Political biography is in the doldrums. No one wants to read 800 pages or so of cradle-to-grave dead politics, especially if it’s familiar stuff and has all been written about before. The detail is too much, and the potted narrative of forgotten political manoeuvring tends to overwhelm the life. One way out of this dilemma is to write about relationships. Friendship in politics is the hidden key to the top — can you think of an anorak who made it as prime minister? Even the nerdish ones had friends — the younger Pitt had Wilberforce, Bonar Law had Beaverbrook; but once our hero climbs to the top of the greasy pole the dynamics change and old relationships fall apart.
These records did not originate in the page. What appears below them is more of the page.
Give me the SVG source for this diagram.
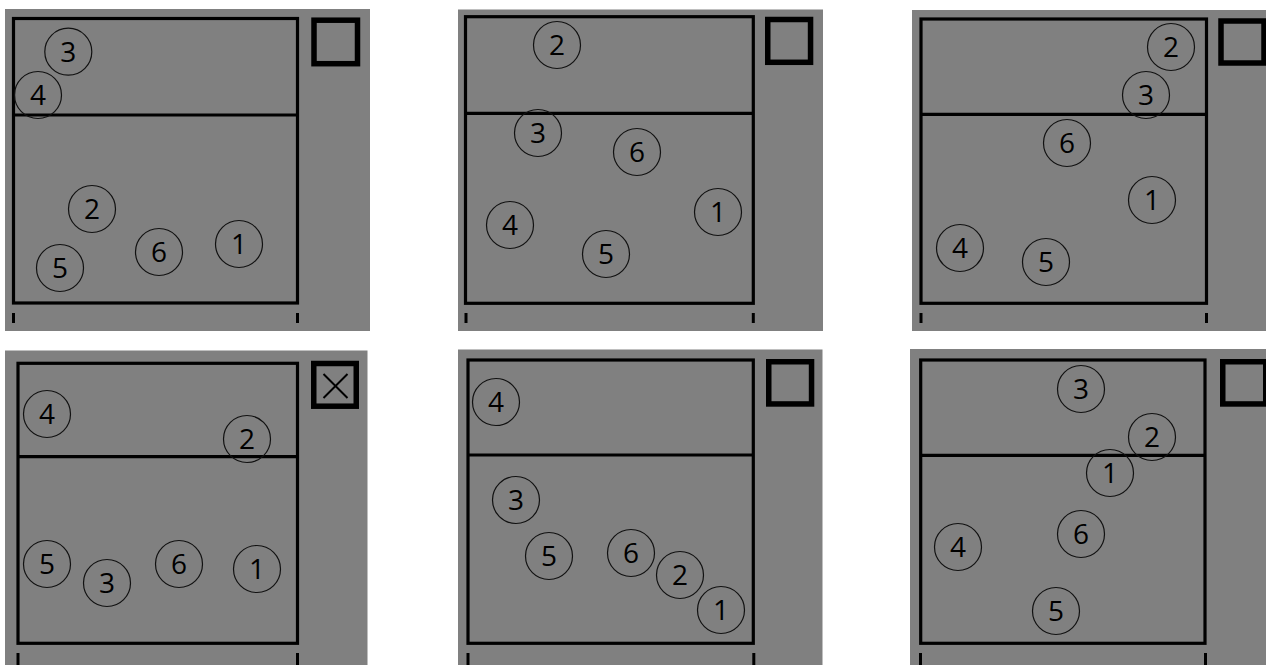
<svg xmlns="http://www.w3.org/2000/svg" width="1266" height="665" viewBox="0 0 1266 665">
<style>
.bg{fill:#808080}
.court{fill:none;stroke:#000;stroke-width:3.2}
.net{stroke:#000;stroke-width:3.2}
.box{fill:none;stroke:#000;stroke-width:5.5}
.tick{fill:#000}
.xm{stroke:#000;stroke-width:2}
.p circle{fill:none;stroke:#111;stroke-width:1.2}
.p text{font-family:"Open Sans","DejaVu Sans",sans-serif;font-size:28px;fill:#000;text-anchor:middle}
</style>
<rect width="1266" height="665" fill="#ffffff"/>

<g id="panel1">
<rect class="bg" x="5" y="9" width="365" height="322"/>
<rect class="court" x="13.5" y="18.5" width="284" height="284.5"/>
<line class="net" x1="13.5" y1="115" x2="297.5" y2="115"/>
<rect class="box" x="314" y="20.2" width="43.5" height="43.5"/>
<rect class="tick" x="12" y="313" width="3" height="10"/>
<rect class="tick" x="296" y="313" width="3" height="10"/>
<g id="p1-3" class="p"><circle cx="68.3" cy="51.7" r="23.5"/><text x="68.3" y="61.7">3</text></g>
<g id="p1-4" class="p"><circle cx="38" cy="95" r="23.5"/><text x="38" y="105">4</text></g>
<g id="p1-2" class="p"><circle cx="92" cy="209" r="23.5"/><text x="92" y="219">2</text></g>
<g id="p1-5" class="p"><circle cx="60" cy="268" r="23.5"/><text x="60" y="278">5</text></g>
<g id="p1-6" class="p"><circle cx="159" cy="252" r="23.5"/><text x="159" y="262">6</text></g>
<g id="p1-1" class="p"><circle cx="239" cy="244" r="23.5"/><text x="239" y="254">1</text></g>
</g>

<g id="panel2">
<rect class="bg" x="458" y="9.5" width="365" height="321.5"/>
<rect class="court" x="465.5" y="16.7" width="287.8" height="286.6"/>
<line class="net" x1="465.5" y1="113.3" x2="753.3" y2="113.3"/>
<rect class="box" x="767.75" y="19.5" width="42.8" height="42.8"/>
<rect class="tick" x="464.5" y="313" width="3" height="10"/>
<rect class="tick" x="751.8" y="313" width="3" height="10"/>
<g id="p2-2" class="p"><circle cx="557" cy="45" r="23.5"/><text x="557" y="55">2</text></g>
<g id="p2-3" class="p"><circle cx="538" cy="133" r="23.5"/><text x="538" y="143">3</text></g>
<g id="p2-6" class="p"><circle cx="637" cy="152" r="23.5"/><text x="637" y="162">6</text></g>
<g id="p2-4" class="p"><circle cx="510" cy="225" r="23.5"/><text x="510" y="235">4</text></g>
<g id="p2-5" class="p"><circle cx="606" cy="254" r="23.5"/><text x="606" y="264">5</text></g>
<g id="p2-1" class="p"><circle cx="718" cy="212" r="23.5"/><text x="718" y="222">1</text></g>
</g>

<g id="panel3">
<rect class="bg" x="912" y="10" width="354" height="321"/>
<rect class="court" x="921" y="19" width="285.5" height="284.3"/>
<line class="net" x1="921" y1="114.3" x2="1206.5" y2="114.3"/>
<rect class="box" x="1221" y="21" width="43" height="42"/>
<rect class="tick" x="919.5" y="313" width="3" height="10"/>
<rect class="tick" x="1205" y="313" width="3" height="10"/>
<g id="p3-2" class="p"><circle cx="1171" cy="47" r="23.5"/><text x="1171" y="57">2</text></g>
<g id="p3-3" class="p"><circle cx="1146" cy="95" r="23.5"/><text x="1146" y="105">3</text></g>
<g id="p3-6" class="p"><circle cx="1067" cy="143" r="23.5"/><text x="1067" y="153">6</text></g>
<g id="p3-1" class="p"><circle cx="1152" cy="200" r="23.5"/><text x="1152" y="210">1</text></g>
<g id="p3-4" class="p"><circle cx="960" cy="248" r="23.5"/><text x="960" y="258">4</text></g>
<g id="p3-5" class="p"><circle cx="1046" cy="262" r="23.5"/><text x="1046" y="272">5</text></g>
</g>

<g id="panel4">
<rect class="bg" x="5" y="350.5" width="362.5" height="314.5"/>
<rect class="court" x="18" y="363.3" width="279.5" height="280"/>
<line class="net" x1="18" y1="456.7" x2="297.5" y2="456.7"/>
<rect class="box" x="313.75" y="363.5" width="42.5" height="42.7"/>
<line class="xm" x1="323.5" y1="374" x2="347.5" y2="398"/>
<line class="xm" x1="347.5" y1="374" x2="323.5" y2="398"/>
<rect class="tick" x="16.5" y="653" width="3" height="12"/>
<rect class="tick" x="296" y="653" width="3" height="12"/>
<g id="p4-4" class="p"><circle cx="47" cy="414" r="23.5"/><text x="47" y="424">4</text></g>
<g id="p4-2" class="p"><circle cx="247" cy="439" r="23.5"/><text x="247" y="449">2</text></g>
<g id="p4-5" class="p"><circle cx="47" cy="564" r="23.5"/><text x="47" y="574">5</text></g>
<g id="p4-3" class="p"><circle cx="107" cy="583" r="23.5"/><text x="107" y="593">3</text></g>
<g id="p4-6" class="p"><circle cx="179" cy="564" r="23.5"/><text x="179" y="574">6</text></g>
<g id="p4-1" class="p"><circle cx="257" cy="569" r="23.5"/><text x="257" y="579">1</text></g>
</g>

<g id="panel5">
<rect class="bg" x="458" y="349.5" width="364.5" height="315.5"/>
<rect class="court" x="468" y="360" width="285.3" height="283.3"/>
<line class="net" x1="468" y1="455" x2="753.3" y2="455"/>
<rect class="box" x="768.75" y="361.75" width="42.8" height="42.2"/>
<rect class="tick" x="466.5" y="653" width="3" height="12"/>
<rect class="tick" x="752.3" y="653" width="3" height="12"/>
<g id="p5-4" class="p"><circle cx="496" cy="402" r="23.5"/><text x="496" y="412">4</text></g>
<g id="p5-3" class="p"><circle cx="516" cy="500" r="23.5"/><text x="516" y="510">3</text></g>
<g id="p5-5" class="p"><circle cx="549" cy="556" r="23.5"/><text x="549" y="566">5</text></g>
<g id="p5-6" class="p"><circle cx="631" cy="553" r="23.5"/><text x="631" y="563">6</text></g>
<g id="p5-2" class="p"><circle cx="680" cy="575" r="23.5"/><text x="680" y="585">2</text></g>
<g id="p5-1" class="p"><circle cx="721" cy="610" r="23.5"/><text x="721" y="620">1</text></g>
</g>

<g id="panel6">
<rect class="bg" x="910" y="349" width="356" height="316"/>
<rect class="court" x="920.7" y="360" width="284.3" height="283.3"/>
<line class="net" x1="920.7" y1="455.3" x2="1205" y2="455.3"/>
<rect class="box" x="1222.75" y="361.75" width="43" height="42.2"/>
<rect class="tick" x="919" y="653" width="3" height="12"/>
<rect class="tick" x="1204" y="653" width="3" height="12"/>
<g id="p6-3" class="p"><circle cx="1081" cy="389" r="23.5"/><text x="1081" y="399">3</text></g>
<g id="p6-2" class="p"><circle cx="1152" cy="437" r="23.5"/><text x="1152" y="447">2</text></g>
<g id="p6-1" class="p"><circle cx="1110" cy="473" r="23.5"/><text x="1110" y="483">1</text></g>
<g id="p6-6" class="p"><circle cx="1081" cy="534" r="23.5"/><text x="1081" y="544">6</text></g>
<g id="p6-4" class="p"><circle cx="958" cy="547" r="23.5"/><text x="958" y="557">4</text></g>
<g id="p6-5" class="p"><circle cx="1056" cy="611" r="23.5"/><text x="1056" y="621">5</text></g>
</g>
</svg>
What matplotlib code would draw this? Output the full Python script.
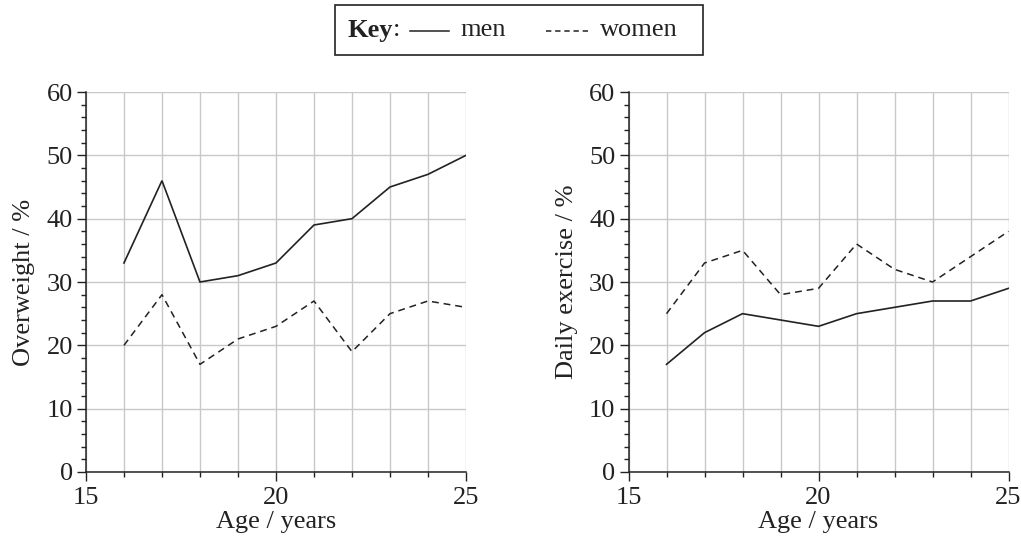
import matplotlib.pyplot as plt
from matplotlib.lines import Line2D
from matplotlib.patches import Rectangle
from matplotlib.ticker import MultipleLocator

plt.rcParams['font.family'] = ['Liberation Serif', 'DejaVu Serif']

ages = [16, 17, 18, 19, 20, 21, 22, 23, 24, 25]
overweight_men = [33, 46, 30, 31, 33, 39, 40, 45, 47, 50]
overweight_women = [20, 28, 17, 21, 23, 27, 19, 25, 27, 26]
exercise_men = [17, 22, 25, 24, 23, 25, 26, 27, 27, 29]
exercise_women = [25, 33, 35, 28, 29, 36, 32, 30, 34, 38]

ink = '#222222'
fs = 19

fig = plt.figure(figsize=(10.21, 5.48), dpi=100)
ax1 = fig.add_axes([0.0842, 0.1387, 0.3722, 0.6934])
ax2 = fig.add_axes([0.6156, 0.1387, 0.3722, 0.6934])


def style_axes(ax, ylabel):
    ax.set_xlim(15, 25)
    ax.set_ylim(0, 60)
    ax.xaxis.set_major_locator(MultipleLocator(5))
    ax.xaxis.set_minor_locator(MultipleLocator(1))
    ax.yaxis.set_major_locator(MultipleLocator(10))
    ax.yaxis.set_minor_locator(MultipleLocator(2))
    ax.grid(True, which='major', axis='y', color='#c8c8c8', lw=1.0)
    ax.grid(True, which='both', axis='x', color='#c8c8c8', lw=1.0)
    ax.set_axisbelow(True)
    for side in ['top', 'right']:
        ax.spines[side].set_visible(False)
    for side in ['left', 'bottom']:
        ax.spines[side].set_color(ink)
        ax.spines[side].set_linewidth(1.1)
    ax.tick_params(which='major', length=6.5, width=1.0, color=ink,
                   labelsize=fs, labelcolor=ink)
    ax.tick_params(which='minor', length=3.5, width=1.0, color=ink)
    ax.tick_params(axis='x', which='major', pad=4)
    ax.tick_params(axis='y', which='major', pad=3)
    ax.set_xlabel('Age / years', fontsize=fs, color=ink, labelpad=2)
    ax.set_ylabel(ylabel, fontsize=fs, color=ink, labelpad=8)


for ax, men, women, ylabel in [
        (ax1, overweight_men, overweight_women, 'Overweight / %'),
        (ax2, exercise_men, exercise_women, 'Daily exercise / %')]:
    ax.plot(ages, men, color=ink, lw=1.2, solid_joinstyle='miter')
    ax.plot(ages, women, color=ink, lw=1.1, linestyle=(0, (4.5, 3.2)))
    style_axes(ax, ylabel)

# key box at the top
fig.add_artist(Rectangle((0.328, 0.8996), 0.3605, 0.0914, transform=fig.transFigure,
                         fill=False, edgecolor=ink, lw=1.2))
key = fig.text(0.3405, 0.945, 'Key', fontsize=fs, fontweight='bold', color=ink, va='center')
plt.annotate(':', xy=(1, 0.5), xycoords=key, xytext=(0, 0), textcoords='offset points',
             fontsize=fs, color=ink, va='center', ha='left', annotation_clip=False)
fig.add_artist(Line2D([0.402, 0.440], [0.943, 0.943], transform=fig.transFigure,
                      color=ink, lw=1.1))
fig.text(0.451, 0.945, 'men', fontsize=fs, color=ink, va='center')
fig.add_artist(Line2D([0.535, 0.577], [0.943, 0.943], transform=fig.transFigure,
                      color=ink, lw=1.1, linestyle=(0, (3.5, 2.5))))
fig.text(0.588, 0.945, 'women', fontsize=fs, color=ink, va='center')

fig.savefig('out.png', dpi=100)
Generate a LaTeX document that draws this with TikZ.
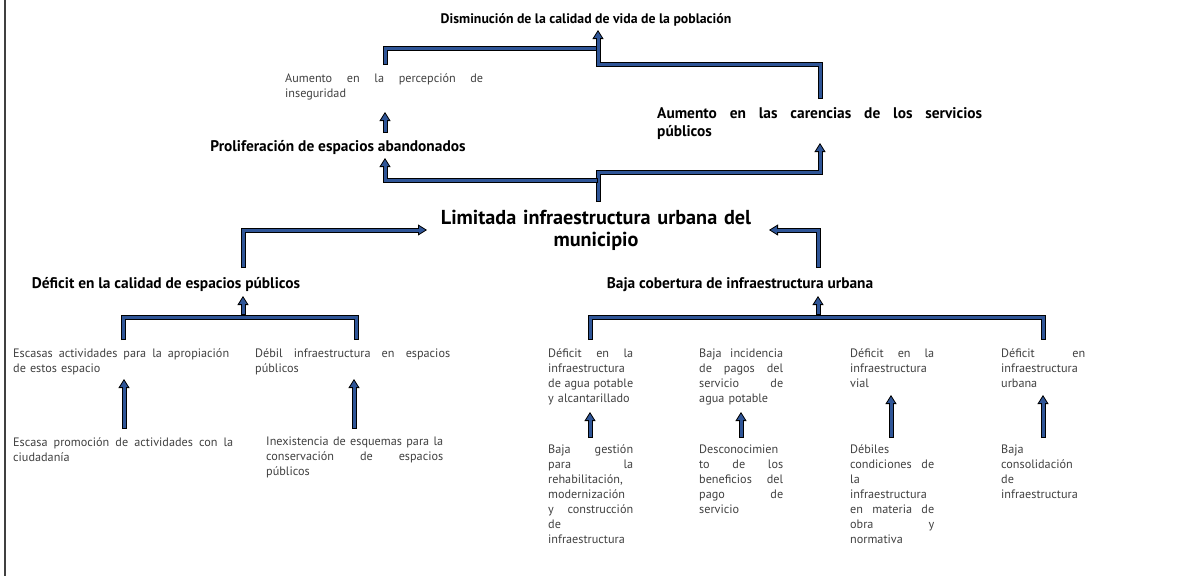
\documentclass[tikz,border=0pt]{standalone}
\usepackage{fontspec}
\setmainfont{PT Sans}
\usetikzlibrary{arrows.meta}
\definecolor{arbolblue}{RGB}{47,85,151}
\definecolor{arbolgray}{RGB}{64,64,64}
\newcommand{\jl}[1]{\leavevmode\hbox to\hsize{\spaceskip=0.25em plus 1fill\relax#1\hskip 0pt plus 1fil}\\}

\begin{document}
\begin{tikzpicture}[x=1pt,y=-1pt,
    body/.style={anchor=base west,inner sep=0pt,align=left,text=arbolgray,font=\fontsize{12.2}{15}\selectfont},
    head/.style={anchor=base,inner sep=0pt,font=\bfseries\fontsize{15.4}{18}\selectfont},
    flowline/.style={line width=5pt,line join=miter,postaction={draw=arbolblue,line width=3pt,shorten <=1pt,shorten >=1pt}},
    flow/.style={line width=5pt,line join=miter,-{Triangle[length=9pt,width=11pt,fill=arbolblue,line width=0.8pt]},
      postaction={draw=arbolblue,line width=3pt,-,shorten <=1pt,shorten >=5pt}}]
    \useasboundingbox (0,0) rectangle (1181,576);
    \draw[arbolgray,line width=1.3pt] (5,0) -- (5,576);
    % efectos
    \node[head,font=\bfseries\fontsize{13.8}{17}\selectfont] (vida) at (586,23) {Disminución de la calidad de vida de la población};
    \node[body,text width=198] (inseg) at (285,82) {\jl{Aumento en la percepción de}inseguridad};
    \node[body,text width=325,text=black,font=\bfseries\fontsize{15.4}{18}\selectfont] (carencias) at (657,118) {\jl{Aumento en las carencias de los servicios}públicos};
    \node[head] (prolif) at (338,151) {Proliferación de espacios abandonados};
    % problema central
    \node[body,anchor=base,text width=330,align=center,text=black,font=\bfseries\fontsize{20.2}{22}\selectfont] (limitada) at (596,224) {Limitada infraestructura urbana del\\municipio};
    % causas
    \node[head] (defcal) at (166,288) {Déficit en la calidad de espacios públicos};
    \node[head] (bajacob) at (740,288) {Baja cobertura de infraestructura urbana};
    \node[body,text width=216] (escasas) at (13,357) {\jl{Escasas actividades para la apropiación}de estos espacio};
    \node[body,text width=195] (debil) at (255,357) {\jl{Débil infraestructura en espacios}públicos};
    \node[body,text width=220] (promo) at (13,446) {\jl{Escasa promoción de actividades con la}ciudadanía};
    \node[body,text width=177] (inex) at (266,445) {\jl{Inexistencia de esquemas para la}\jl{conservación de espacios}públicos};
    \node[body,text width=85] (agua) at (548,357) {\jl{Déficit en la}\jl{infraestructura}\jl{de agua potable}y alcantarillado};
    \node[body,text width=84] (pagos) at (699,357) {\jl{Baja incidencia}\jl{de pagos del}\jl{servicio de}agua potable};
    \node[body,text width=84] (vial) at (850,357) {\jl{Déficit en la}\jl{infraestructura}vial};
    \node[body,text width=84] (urbana) at (1001,357) {\jl{Déficit en}\jl{infraestructura}urbana};
    \node[body,text width=85] (gestion) at (548,453) {\jl{Baja gestión}\jl{para la}\jl{rehabilitación,}\jl{modernización}\jl{y construcción}\jl{de}infraestructura};
    \node[body,text width=84] (descon) at (699,453) {\jl{Desconocimien}\jl{to de los}\jl{beneficios del}\jl{pago de}servicio};
    \node[body,text width=84] (debiles) at (850,453) {\jl{Débiles}\jl{condiciones de}\jl{la}\jl{infraestructura}\jl{en materia de}\jl{obra y}normativa};
    \node[body,text width=84] (consol) at (1001,453) {\jl{Baja}\jl{consolidación}\jl{de}infraestructura};
    % conectores
    \coordinate (t1) at (385,65);  \coordinate (t2) at (598,48);
    \coordinate (t3) at (820,99);  \coordinate (t4) at (598,30);
    \coordinate (p1) at (385,133); \coordinate (p2) at (385,112);
    \coordinate (m0) at (598,202); \coordinate (m1) at (820,143); \coordinate (m2) at (385,158);
    \coordinate (l1) at (243,268); \coordinate (l2) at (427,230);
    \coordinate (r1) at (818,268); \coordinate (r2) at (769,230);
    \draw[flowline] (t1) |- (t2);
    \draw[flow] (t3) -- ++(0,-35) -| (t4);
    \draw[flow] (p1) -- (p2);
    \draw[flow] (m0) -- ++(0,-30) -| (m1);
    \draw[flow] (m0) ++(0,-22) -| (m2);
    \draw[flow] (l1) |- (l2);
    \draw[flow] (r1) |- (r2);
    \coordinate (h1) at (123,340); \coordinate (h2) at (356,340);
    \coordinate (h3) at (243,315); \coordinate (h4) at (243,296);
    \draw[flow] (h3) -- (h4);
    \draw[flowline] (h1) -- ++(0,-23) -| (h2);
    \coordinate (k1) at (590,340); \coordinate (k2) at (1043,340);
    \coordinate (k3) at (818,315); \coordinate (k4) at (818,296);
    \draw[flow] (k3) -- (k4);
    \draw[flowline] (k1) -- ++(0,-23) -| (k2);
    \foreach \xa/\ya/\yb in {124/429/379,354/429/379,590/438/412,741/438/412,891/438/395,1043/438/395}
      \draw[flow] (\xa,\ya) -- (\xa,\yb);
\end{tikzpicture}
\end{document}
The really interesting biography of the Blair government will not be the life of Brown or Blair, but the story (still ongoing) of their ten years of feuding.
Graham Stewart has had the idea of looking at three widely different political friendships and the spectacular bust-ups that followed — Queen Anne and Sarah Churchill, then Benjamin Franklin, his son William and friend Joseph Galloway, and finally Asquith and R. B. Haldane.
Queen Anne’s friendship with Sarah Duchess of Marlborough works very well. Stewart vividly evokes the two women whiling away their youth playing cards in the Palace of Whitehall. At first, Sarah was the dominant one. Five years older than Anne, she was one of nature’s big sisters, bossy, ambitious and savvy about politics. The motherless Anne, by contrast, was dumpy, uneducated and seriously lacking in confidence. The two women played their cards right over the Glorious Revolution, deserting James in 1689. After that their friendship was cemented even more strongly, as Queen Mary, who disliked the Churchills, tried to break it up.